Like any geocoder, Pelias has to be concerned with not just where places are but what other places they belong to. We quickly determined that the region of Denmark surrounding Copenhagen, known as Hovedstaden, was also being reported as part of Sweden.

Hovedstaden (which basically means capital city area) has an unusual shape. It consists of the area immediately around Copenhagen, as one expects, but also an island far to the east — wait for it… BORNHOLM.


Directly in between Copenhagen and Bornholm? The southern tip of Sweden, once known as Scania, which once was part of… Denmark.

The country parentage of Hovedstaden was originally calculated in our data by determining the “centroid” of Hovedstaden, and determining which country that point was in.

But which centroid? That’s an interesting question. In Who’s On First, we generate multiple centroids for places. The geom centroid is effectively the geographic center, generated using Sean Gilles’ Shapley. The lbl centroid, is more of like a… center of mass. It’s a spot where you’d probably want to put a label, and is generated using Matthew Block’s Mapshaper. Taking a look at the map of Hovedstaden, the big pink dot on the map above is the lbl centroid, and the little orange dot is the geom centroid… (See also San Francisco for another troublesome island centroid issue.)

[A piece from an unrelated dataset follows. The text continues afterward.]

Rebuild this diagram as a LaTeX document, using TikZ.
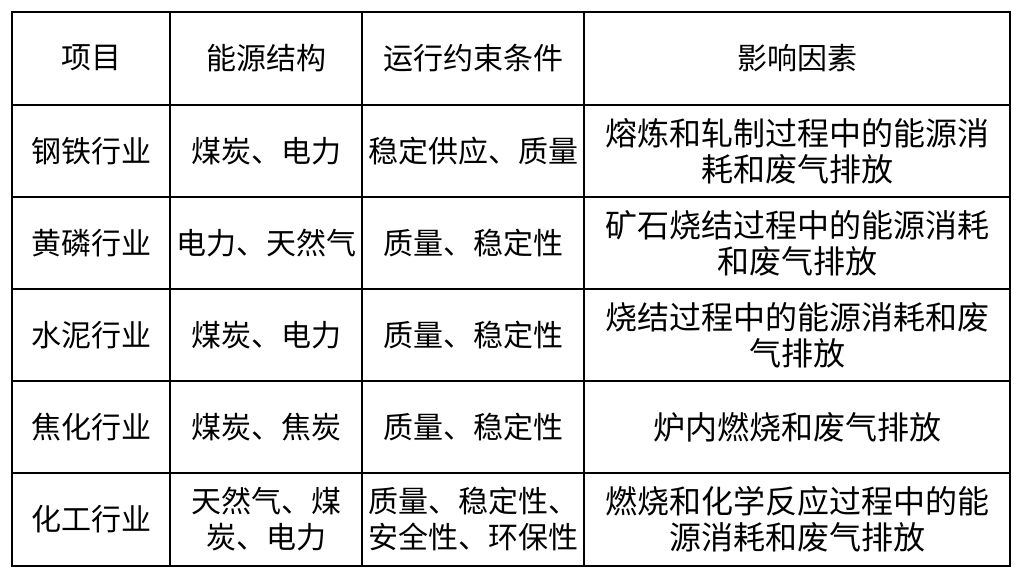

While we fixed the parentage of Hovedstaden, the Pelias team members are students of history and have battled bugs before and we knew there was more to do. We wrote a solid test case for Copenhagen and all the world’s capital cities. Also, Who’s on First can now detect when other countries breach bounding boxes (as indicated by the yellow dotted line and hover-over warning in the Hovedstaden map). And we have tools for reversegeo centroids, a.k.a. point-in-polygon.

These changes, like the city walls of old, will hopefully keep King Charles out of Copenhagen.